Le Télescope Einstein est un projet d’envergure qui mobilise un secteur (sciences spatiales et physique fondamentale) qui occupe une place prépondérante dans l’économie wallonne. Les retombées de ce projet seront positives tant pour les PME que pour les centres de recherche et favoriseront les échanges économiques et scientifiques transfrontaliers. 

On parle de construire l’avenir technologique de la région. Qu’entendez-vous par là ? 
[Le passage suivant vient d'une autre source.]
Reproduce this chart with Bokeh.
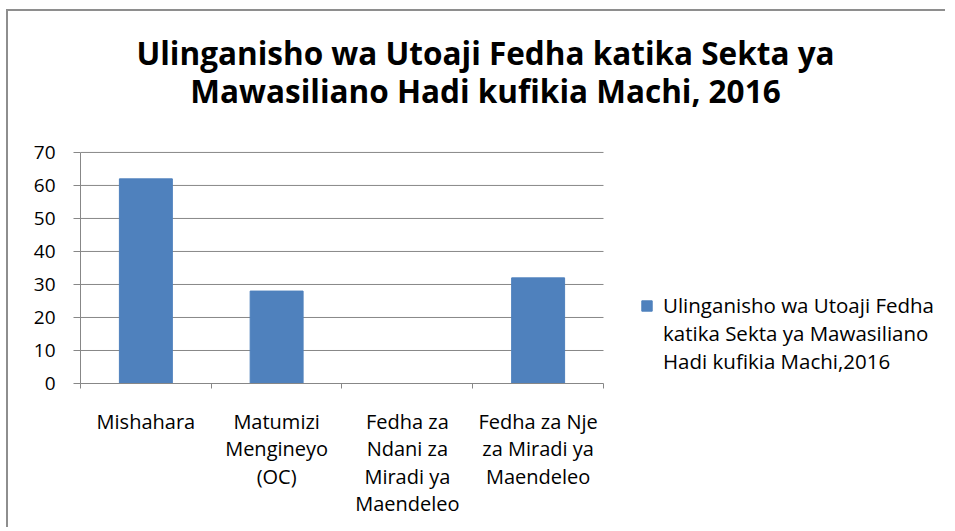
from bokeh.plotting import figure
from bokeh.models import (Range1d, FixedTicker, Label, Legend, LegendItem,
                          ColumnDataSource)
from bokeh.embed import file_html
from bokeh.resources import INLINE

categories = ["Mishahara",
              "Matumizi\nMengineyo\n(OC)",
              "Fedha za\nNdani za\nMiradi ya\nMaendeleo",
              "Fedha za Nje\nza Miradi ya\nMaendeleo"]
values = [62, 28, 0, 32]
y_ticks = [0, 10, 20, 30, 40, 50, 60, 70]
series_name = "Ulinganisho wa Utoaji Fedha\nkatika Sekta ya Mawasiliano\nHadi kufikia Machi,2016"
title_lines = ["Ulinganisho wa Utoaji Fedha katika Sekta ya",
               "Mawasiliano Hadi kufikia Machi, 2016"]

FONT = "Open Sans"
GRAY = "#878787"
BLUE = "#4f81bd"

n = len(categories)
centers = [i + 0.5 for i in range(n)]
edges = list(range(n + 1))
source = ColumnDataSource(data=dict(x=centers, val=values, cat=categories))

# frame: the plot area plus the free space to its right and above
p = figure(x_range=Range1d(0, 6.631), y_range=Range1d(0, 112.7),
           width=939, height=518, output_backend="svg", toolbar_location=None,
           min_border_left=72, min_border_right=0, min_border_top=0,
           min_border_bottom=146,
           styles={"margin-left": "6px", "margin-top": "9px",
                   "border-left": "2px solid #8e8e8e", "border-top": "2px solid #8e8e8e"})
p.outline_line_color = None
p.background_fill_color = "white"
p.border_fill_color = "white"
p.xgrid.grid_line_color = None
p.ygrid.grid_line_color = None

# horizontal gridlines over the category area only
p.segment(x0=0, x1=n, y0=y_ticks[1:], y1=y_ticks[1:], line_color=GRAY, line_width=1)

r = p.vbar(x="x", top="val", width=0.405, source=source,
           fill_color=BLUE, line_color=BLUE)

# y axis
p.yaxis.bounds = (y_ticks[0], y_ticks[-1])
p.yaxis.ticker = FixedTicker(ticks=y_ticks)
p.yaxis.major_tick_out = 7
p.yaxis.major_tick_in = 0
p.yaxis.minor_tick_line_color = None
p.yaxis.axis_line_color = GRAY
p.yaxis.major_tick_line_color = GRAY
p.yaxis.major_label_standoff = 18
p.yaxis.major_label_text_font = FONT
p.yaxis.major_label_text_font_size = "19px"
p.yaxis.major_label_text_color = "#000000"

# x axis: labels at category centres, tick marks at category boundaries
p.xaxis.bounds = (0, n)
p.xaxis.ticker = FixedTicker(ticks=centers, minor_ticks=edges)
p.xaxis.major_label_overrides = {c: lab for c, lab in zip(centers, categories)}
p.xaxis.axis_line_color = GRAY
p.xaxis.major_tick_line_color = None
p.xaxis.major_tick_out = 5
p.xaxis.minor_tick_line_color = GRAY
p.xaxis.minor_tick_out = 5
p.xaxis.minor_tick_in = 0
p.xaxis.major_label_text_font = FONT
p.xaxis.major_label_text_font_size = "20px"
p.xaxis.major_label_text_color = "#000000"
p.xaxis.major_label_text_line_height = 1.02
p.xaxis.major_label_standoff = 19

# title (two centred lines)
for txt, yy in zip(title_lines, [100.2, 88.8]):
    p.add_layout(Label(x=3.0975, y=yy, text=txt, text_align="center",
                       text_baseline="alphabetic", text_font=FONT,
                       text_font_style="bold", text_font_size="31.5px",
                       text_color="#000000"))

# legend: two empty leading lines keep the square level with the first text line
legend = Legend(items=[LegendItem(label="\n\n" + series_name, renderers=[r])],
                location=(560, 8), padding=0, margin=0, border_line_color=None,
                background_fill_alpha=0, glyph_width=13, glyph_height=13,
                label_standoff=10, label_text_font=FONT,
                label_text_font_size="20.5px", label_text_line_height=1.02,
                label_text_color="#000000")
p.add_layout(legend)

open("out.html", "w").write(file_html(p, INLINE))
Avec mon collègue, Pierre-Yves Jeholet, nous œuvrons à une réforme du décret recherche, en parfaite cohérence avec les grandes orientations européennes. Il ne s’agit pas uniquement de soutenir la recherche, mais de structurer notre écosystème de manière à lui garantir la masse critique nécessaire pour exister à l’échelle internationale.

« Aujourd’hui nous disposons de nombreux centres de recherche, nous devons massifier le secteur afin que les centres de recherche aient une taille suffisante pour devenir ou rester des leaders de leur domaine d’expertise à l’échelle internationale » – Adrien Dolimont.

A terme, je souhaiterais que la Belgique et la Wallonie en particulier soient facilement identifiables à l’international autour de thématiques clefs telles que : 

  • La recherche en matériaux avancés 
  • La simulation numérique
  • Les technologies de l’information en ce compris les applications liées à l’Intelligence Artificielle

Ce sont des domaines dans lesquels nous disposons déjà d’une solide expertise et nous n’avons pas à en rougir ! Mon objectif est, aujourd’hui, de définir et d’adopter une approche stratégique pour renforcer la visibilité, l’impact scientifique et l’attractivité de nos centres de recherche auprès des talents et d’interlocuteurs internationaux.

Quel message clé souhaitez-vous passer en Belgique et à l’étranger concernant la candidature wallonne au Télescope Einstein ?

Ce projet représente une opportunité exceptionnelle pour positionner la Wallonie comme un leader européen en physique fondamentale, pour mobiliser notre écosystème industriel autour de technologies de pointe, pour créer de nouveaux partenariats avec les territoires voisins et enfin, pour construire une nouvelle image de la Wallonie innovante et ambitieuse !

Adrien Dolimont, Ministre-Président du Gouvernement wallon (Belgique) en charge du Budget, des Finances, de la Recherche et du Bien-être animal.

[1] « Le Gouvernement wallon investira, à partir de 2028 et si le projet Télescope Einstein coporté par la Wallonie est retenu, 200 millions d’euros dans le projet Télescope Einstein. » Communiqué de presse Gouvernement de Wallonie, 4 septembre 2025.